I give it a year: Ending the Employment Relationship

As part of its on-going spring-clean of employment legislation, with the objective of cutting red tape for business and boosting the economy, the Government has been consulting on ways to make the labour market more flexible, efficient and fair.

The consultation covered two issues:

Ways to encourage the use of “settlement agreements” as a means of bringing the employment relationship to a mutually acceptable end, allowing both parties to avoid the time, costs and stresses of a tribunal case; and

Changing the limit of the compensatory award in unfair dismissal cases to give employers more certainty about their potential liability and give employees more realistic expectations of the value of unfair dismissal claims

The Government has recently published its response to the consultation, and we can expect the following changes to employment law to take effect, probably from Summer 2013.

THE SETTLEMENTS FORMERLY KNOWN AS COMPROMISE AGREEMENTS

Firstly, “Compromise Agreements” will in future be known as “Settlement Agreements” and endorsed as an acceptable option to ending an employment relationship.

The ultimate aim of this measure is to give employers greater confidence and flexibility when hiring and firing employees.

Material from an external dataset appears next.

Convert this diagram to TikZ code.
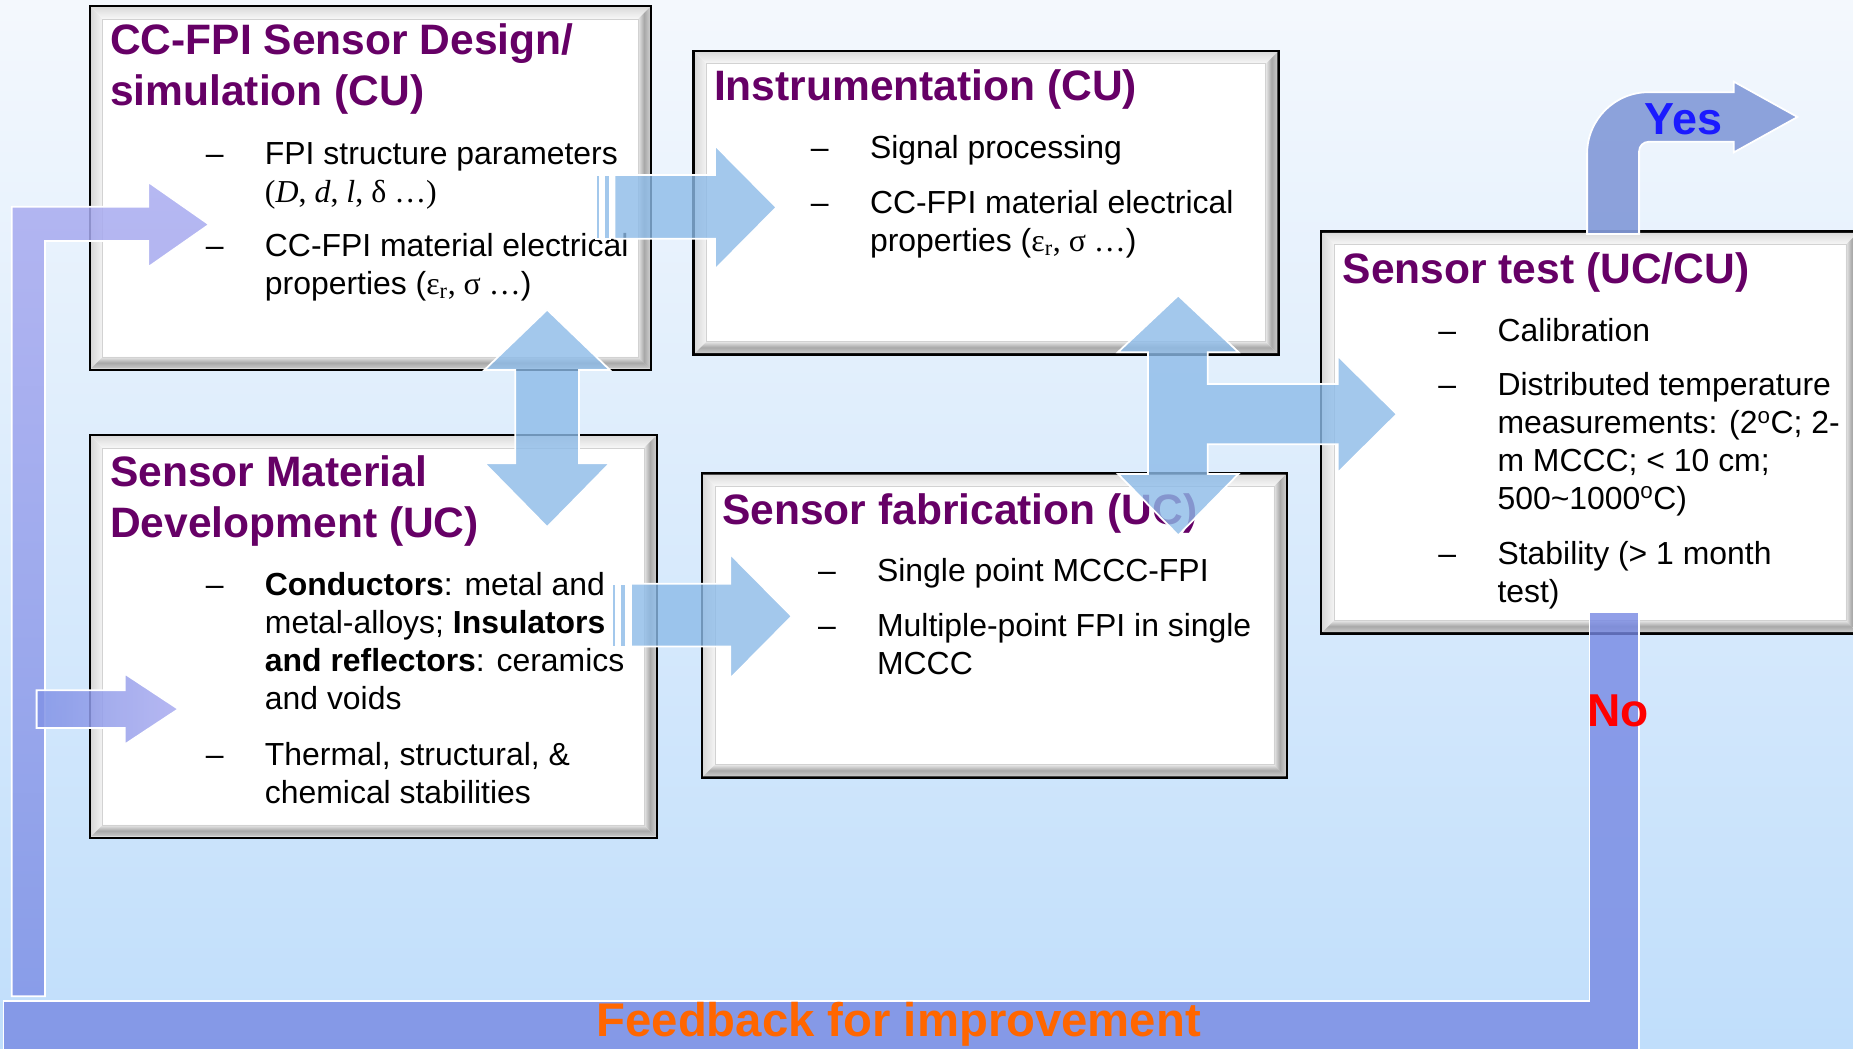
\documentclass[tikz,border=0pt]{standalone}
\usepackage{fontspec}
\setmainfont{Liberation Sans}
\newfontfamily\tnr{Liberation Serif}
\usetikzlibrary{calc}
\definecolor{ttlc}{RGB}{102,0,102}
\definecolor{bgtop}{RGB}{244,248,253}
\definecolor{bgbot}{RGB}{192,222,251}
\definecolor{lblue}{RGB}{141,187,232}
\definecolor{fbband}{RGB}{118,136,227}
\definecolor{fbtop}{RGB}{170,172,240}
\definecolor{fbbot}{RGB}{128,146,230}
\definecolor{yesc}{RGB}{132,155,217}
\definecolor{orng}{RGB}{255,102,0}
\definecolor{yesblue}{RGB}{26,26,255}
\newcommand\bevelframe[1]{%
  \coordinate (o1) at ($(#1.north west)+(1.1,1.1)$);
  \coordinate (o2) at ($(#1.north east)+(-1.1,1.1)$);
  \coordinate (o3) at ($(#1.south east)+(-1.1,-1.1)$);
  \coordinate (o4) at ($(#1.south west)+(1.1,-1.1)$);
  \coordinate (i1) at ($(#1.north west)+(11,11)$);
  \coordinate (i2) at ($(#1.north east)+(-11,11)$);
  \coordinate (i3) at ($(#1.south east)+(-11,-11)$);
  \coordinate (i4) at ($(#1.south west)+(11,-11)$);
  \shade[top color=gray!28, bottom color=gray!6] (o1) -- (o2) -- (i2) -- (i1) -- cycle;
  \shade[left color=gray!30, right color=gray!8] (o1) -- (i1) -- (i4) -- (o4) -- cycle;
  \shade[left color=gray!18, right color=gray!40, middle color=gray!68] (i2) -- (o2) -- (o3) -- (i3) -- cycle;
  \shade[top color=gray!18, bottom color=gray!40, middle color=gray!68] (i4) -- (i3) -- (o3) -- (o4) -- cycle;
  \draw[gray!35, line width=0.6] (i1) rectangle (i3);
}
\tikzset{
  box/.style={draw=black, line width=2.2, fill=white, outer sep=0pt, inner sep=0pt, anchor=north west},
  ttl/.style={anchor=base west, inner sep=0pt, text=ttlc, font=\fontsize{36}{43}\selectfont\bfseries},
  txt/.style={anchor=base west, inner sep=0pt, font=\fontsize{27}{32}\selectfont},
  dsh/.style={anchor=base west, inner sep=0pt, font=\fontsize{27}{32}\selectfont},
  barrow/.style={fill=lblue, fill opacity=0.8, draw=white, line width=1.5, line join=miter},
  parrow/.style={fill opacity=0.85, draw=white, line width=1.5, line join=miter},
}
\begin{document}
\begin{tikzpicture}[x=1pt,y=-1pt]
\useasboundingbox (0,0) rectangle (1568,887);
\clip (0,0) rectangle (1568,887);
\shade[top color=bgtop, bottom color=bgbot] (0,0) rectangle (1568,887);

% ---- boxes ----
\node[box, minimum width=475, minimum height=308] (b1) at (76,5) {};
\bevelframe{b1}
\node[box, minimum width=495, minimum height=257] (b2) at (587,43) {};
\bevelframe{b2}
\node[box, minimum width=455, minimum height=340] (b3) at (1118,196) {};
\bevelframe{b3}
\node[box, minimum width=480, minimum height=341] (b4) at (76,368) {};
\bevelframe{b4}
\node[box, minimum width=495, minimum height=257.5] (b5) at (594,400.5) {};
\bevelframe{b5}

% ---- box texts ----
\node[ttl] (t1) at (93,46.5) {\parbox[t]{460pt}{CC-FPI Sensor Design/\\simulation (CU)}};
\node[dsh] (d11) at (174,139.5) {–};
\node[txt] (x11) at (224,139.5) {\parbox[t]{400pt}{FPI structure parameters\\{\tnr(\textit{D}, \textit{d}, \textit{l}, δ …)}}};
\node[dsh] (d12) at (174,217) {–};
\node[txt] (x12) at (224,217) {\parbox[t]{400pt}{CC-FPI material electrical\\properties ({\tnr ε\textsubscript{r}, σ …})}};

\node[ttl] (t2) at (604,85) {Instrumentation (CU)};
\node[dsh] (d21) at (686,134) {–};
\node[txt] (x21) at (736,134) {Signal processing};
\node[dsh] (d22) at (686,180.5) {–};
\node[txt] (x22) at (736,180.5) {\parbox[t]{400pt}{CC-FPI material electrical\\properties ({\tnr ε\textsubscript{r}, σ …})}};

\node[ttl] (t3) at (1136,240) {Sensor test (UC/CU)};
\node[dsh] (d31) at (1217,289) {–};
\node[txt] (x31) at (1267,289) {Calibration};
\node[dsh] (d32) at (1217,335) {–};
\node[txt] (x32) at (1267,335) {\parbox[t]{400pt}{Distributed temperature\\measurements: (2\textsuperscript{o}C; 2-\\m MCCC; < 10 cm;\\500\textasciitilde1000\textsuperscript{o}C)}};
\node[dsh] (d33) at (1217,478) {–};
\node[txt] (x33) at (1267,478) {\parbox[t]{400pt}{Stability (> 1 month\\test)}};

\node[ttl] (t4) at (93,412) {\parbox[t]{460pt}{Sensor Material\\Development (UC)}};
\node[dsh] (d41) at (174,504) {–};
\node[txt] (x41) at (224,504) {\parbox[t]{400pt}{\textbf{Conductors}: metal and\\metal-alloys; \textbf{Insulators}\\\textbf{and reflectors}: ceramics\\and voids}};
\node[dsh] (d42) at (174,648) {–};
\node[txt] (x42) at (224,648) {\parbox[t]{400pt}{Thermal, structural, \&\\chemical stabilities}};

\node[ttl] (t5) at (611,444) {Sensor fabrication (UC)};
\node[dsh] (d51) at (692,492) {–};
\node[txt] (x51) at (742,492) {Single point MCCC-FPI};
\node[dsh] (d52) at (692,539) {–};
\node[txt] (x52) at (742,539) {\parbox[t]{400pt}{Multiple-point FPI in single\\MCCC}};

% ---- blue block arrows ----
% design -> instrumentation (striped)
\path[barrow] (504,148) rectangle (507.5,202);
\path[barrow] (511,148) rectangle (516,202);
\path[barrow] (520,148) -- (605,148) -- (605,123) -- (657,175.5) -- (605,228) -- (605,202) -- (520,202) -- cycle;
% material -> fabrication (striped)
\path[barrow] (518,494) rectangle (521,547);
\path[barrow] (525,494) rectangle (530,547);
\path[barrow] (534,494) -- (618,494) -- (618,469) -- (670,521.5) -- (618,574) -- (618,547) -- (534,547) -- cycle;
% design <-> material
\path[barrow] (463,262) -- (516,313) -- (490,313) -- (490,392) -- (516,392) -- (463,446)
  -- (410,392) -- (436,392) -- (436,313) -- (410,313) -- cycle;
% instrumentation / fabrication -> test
\path[barrow] (997,250) -- (1048,298) -- (1022,298) -- (1022,325) -- (1132,325) -- (1132,301)
  -- (1182,350.5) -- (1132,400) -- (1132,376) -- (1022,376) -- (1022,401) -- (1048,401)
  -- (997,453) -- (946,401) -- (971.5,401) -- (971.5,298) -- (946,298) -- cycle;

% ---- purple feedback arrows ----
\path[fill=fbband, fill opacity=0.8, draw=white, line width=1.5]
  (1345,518) -- (1387,518) -- (1387,895) -- (3,895) -- (3,847) -- (1345,847) -- cycle;
\shade[parrow, top color=fbtop, bottom color=fbbot]
  (10,843) -- (10,175) -- (125.5,175) -- (125.5,154) -- (177,190) -- (125.5,226) -- (125.5,204)
  -- (38,204) -- (38,843) -- cycle;
\shade[parrow, left color=fbbot, right color=fbtop]
  (31,584) -- (105.5,584) -- (105.5,570) -- (151,600) -- (105.5,630) -- (105.5,616) -- (31,616) -- cycle;
% Yes arrow
\path[parrow, fill=yesc, fill opacity=0.92]
  (1343,198) -- (1343,130) arc[start angle=180, end angle=270, radius=52] -- (1467,78) -- (1467,69)
  -- (1521,99) -- (1467,129) -- (1467,120) -- (1395,120) arc[start angle=270, end angle=180, radius=8]
  -- (1387,198) -- cycle;

% ---- labels ----
\node[anchor=base, inner sep=0pt, font=\fontsize{38}{40}\selectfont\bfseries, text=yesblue] (yes) at (1424.5,114) {Yes};
\node[anchor=base, inner sep=0pt, font=\fontsize{39}{40}\selectfont\bfseries, text=red] (no) at (1369,615) {No};
\node[anchor=base, inner sep=0pt, font=\fontsize{40}{44}\selectfont\bfseries, text=orng] (fb) at (760.5,877) {Feedback for improvement};
\end{tikzpicture}
\end{document}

So, where an employment relationship is not working out, employers should feel less inhibited about making a settlement offer, safe in the knowledge that (provided they go about it the right way) the employee will not be able to use the offer or negotiations against them in an unfair dismissal claim.

As with the old Compromise Agreements, employees will still have to seek independent legal advice on their Settlement Agreement before signing up to it. The Government plans to work with ACAS to devise a new Statutory Code of Practice giving best practice guidelines on how settlement discussions should be conducted, a model Settlement Agreement and examples of where “improper behaviour” or “undue pressure” by either party during the course of settlement discussions could make the offer admissible as evidence in a tribunal claim. It is likely that these settlement discussions will be admissible where an employee brings a claim for, say, discrimination or whistleblowing, as part of an unfair dismissal claim.

I GIVE IT A YEAR

Secondly, the Government intends to cap the compensatory award in unfair dismissal claims at 12 months of the employee’s salary.

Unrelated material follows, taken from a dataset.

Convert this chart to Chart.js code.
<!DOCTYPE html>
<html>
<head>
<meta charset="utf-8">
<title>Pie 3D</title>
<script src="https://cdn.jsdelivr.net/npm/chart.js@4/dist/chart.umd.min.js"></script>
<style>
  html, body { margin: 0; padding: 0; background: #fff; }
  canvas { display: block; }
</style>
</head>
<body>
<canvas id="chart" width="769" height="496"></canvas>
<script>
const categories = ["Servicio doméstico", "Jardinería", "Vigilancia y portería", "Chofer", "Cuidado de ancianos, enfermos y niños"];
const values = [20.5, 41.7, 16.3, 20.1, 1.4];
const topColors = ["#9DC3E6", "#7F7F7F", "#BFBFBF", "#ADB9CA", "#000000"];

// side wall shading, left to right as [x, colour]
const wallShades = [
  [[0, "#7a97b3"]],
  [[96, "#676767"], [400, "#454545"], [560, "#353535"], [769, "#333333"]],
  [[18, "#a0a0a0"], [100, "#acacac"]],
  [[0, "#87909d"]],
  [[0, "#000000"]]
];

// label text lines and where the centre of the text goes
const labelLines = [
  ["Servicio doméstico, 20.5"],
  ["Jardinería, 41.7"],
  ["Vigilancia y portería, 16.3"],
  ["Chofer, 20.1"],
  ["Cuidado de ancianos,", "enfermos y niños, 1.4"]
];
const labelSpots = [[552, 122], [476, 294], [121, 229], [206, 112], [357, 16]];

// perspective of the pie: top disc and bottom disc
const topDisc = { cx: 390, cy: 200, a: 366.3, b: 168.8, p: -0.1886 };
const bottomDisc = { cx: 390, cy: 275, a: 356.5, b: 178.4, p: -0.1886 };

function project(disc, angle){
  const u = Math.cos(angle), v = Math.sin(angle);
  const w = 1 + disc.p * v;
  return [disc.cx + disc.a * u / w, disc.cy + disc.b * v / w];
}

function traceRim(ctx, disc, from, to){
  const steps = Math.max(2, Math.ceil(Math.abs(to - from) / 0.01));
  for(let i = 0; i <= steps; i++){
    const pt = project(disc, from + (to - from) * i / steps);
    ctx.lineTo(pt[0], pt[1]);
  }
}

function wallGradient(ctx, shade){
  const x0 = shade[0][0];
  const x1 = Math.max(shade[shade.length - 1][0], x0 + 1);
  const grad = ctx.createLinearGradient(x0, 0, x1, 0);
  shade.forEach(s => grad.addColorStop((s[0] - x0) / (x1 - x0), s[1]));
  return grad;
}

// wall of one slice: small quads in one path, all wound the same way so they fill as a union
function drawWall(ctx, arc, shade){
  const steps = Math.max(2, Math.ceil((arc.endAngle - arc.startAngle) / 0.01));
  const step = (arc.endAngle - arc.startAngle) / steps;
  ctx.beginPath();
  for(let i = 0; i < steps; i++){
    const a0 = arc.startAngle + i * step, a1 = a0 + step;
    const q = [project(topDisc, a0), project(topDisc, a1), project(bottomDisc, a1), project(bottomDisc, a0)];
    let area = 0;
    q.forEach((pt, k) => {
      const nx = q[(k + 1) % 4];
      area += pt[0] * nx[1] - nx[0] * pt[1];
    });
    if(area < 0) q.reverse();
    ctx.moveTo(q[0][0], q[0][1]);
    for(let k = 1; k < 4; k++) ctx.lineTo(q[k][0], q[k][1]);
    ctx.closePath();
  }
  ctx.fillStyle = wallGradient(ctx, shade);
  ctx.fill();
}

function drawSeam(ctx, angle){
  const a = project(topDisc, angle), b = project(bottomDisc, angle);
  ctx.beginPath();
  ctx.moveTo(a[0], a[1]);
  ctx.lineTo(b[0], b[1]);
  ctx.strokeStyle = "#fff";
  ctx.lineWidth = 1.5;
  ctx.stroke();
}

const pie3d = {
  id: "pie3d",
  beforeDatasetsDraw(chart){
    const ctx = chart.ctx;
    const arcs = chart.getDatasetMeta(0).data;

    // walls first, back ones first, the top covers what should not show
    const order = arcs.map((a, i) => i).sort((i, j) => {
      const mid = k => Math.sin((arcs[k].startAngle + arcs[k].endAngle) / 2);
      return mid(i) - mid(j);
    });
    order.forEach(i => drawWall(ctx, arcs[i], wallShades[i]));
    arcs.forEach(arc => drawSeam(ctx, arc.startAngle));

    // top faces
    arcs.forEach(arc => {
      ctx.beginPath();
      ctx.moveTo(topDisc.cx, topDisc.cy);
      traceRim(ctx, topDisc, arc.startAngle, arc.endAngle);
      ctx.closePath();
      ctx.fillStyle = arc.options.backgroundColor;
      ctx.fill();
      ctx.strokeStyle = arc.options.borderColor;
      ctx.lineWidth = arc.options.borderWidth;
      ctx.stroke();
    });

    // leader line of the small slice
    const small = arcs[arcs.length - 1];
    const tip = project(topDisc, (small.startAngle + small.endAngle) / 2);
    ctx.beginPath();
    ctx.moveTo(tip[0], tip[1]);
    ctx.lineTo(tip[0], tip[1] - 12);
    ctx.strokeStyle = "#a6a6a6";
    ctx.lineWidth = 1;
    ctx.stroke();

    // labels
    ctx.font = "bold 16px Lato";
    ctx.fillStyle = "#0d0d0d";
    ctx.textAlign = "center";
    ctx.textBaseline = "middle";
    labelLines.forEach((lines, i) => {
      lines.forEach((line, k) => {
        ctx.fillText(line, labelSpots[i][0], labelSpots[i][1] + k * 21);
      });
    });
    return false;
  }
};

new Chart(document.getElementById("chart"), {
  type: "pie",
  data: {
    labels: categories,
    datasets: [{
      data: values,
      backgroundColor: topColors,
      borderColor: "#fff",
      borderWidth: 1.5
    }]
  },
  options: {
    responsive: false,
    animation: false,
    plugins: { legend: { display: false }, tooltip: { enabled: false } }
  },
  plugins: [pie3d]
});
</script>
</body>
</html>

Presently, the maximum compensatory award that can be made to a successful claimant for unfair dismissal is £74,200. In reality, very few claimants achieve a compensatory award anywhere near this level; current tribunal statistics show that the median tribunal compensatory award for unfair dismissal is only £4,560.

Once this change takes effect, the maximum compensatory award that a claimant will be able to receive will be either 12 months’ pay (this calculation would be based on the actual pay that they received prior to their dismissal) or £74,200, whichever is the lower.

It is hoped that time-limiting the compensatory award in this way will lead to more realistic expectations of likely tribunal awards, which will either discourage employees from bringing claims to begin with, or encourage parties to settle their disputes earlier.

WATCH THIS SPACE

There are several other employment law reforms in the pipeline. For instance, for the very first time, fees will be introduced for bringing employment tribunal claims. Also, it will be compulsory for a claimant to attempt an ACAS conciliation before they are allowed to proceed with their claim. It is hoped that these measures will help to reduce demands on the employment tribunal system. We can expect to see these and other changes rolled out over 2013.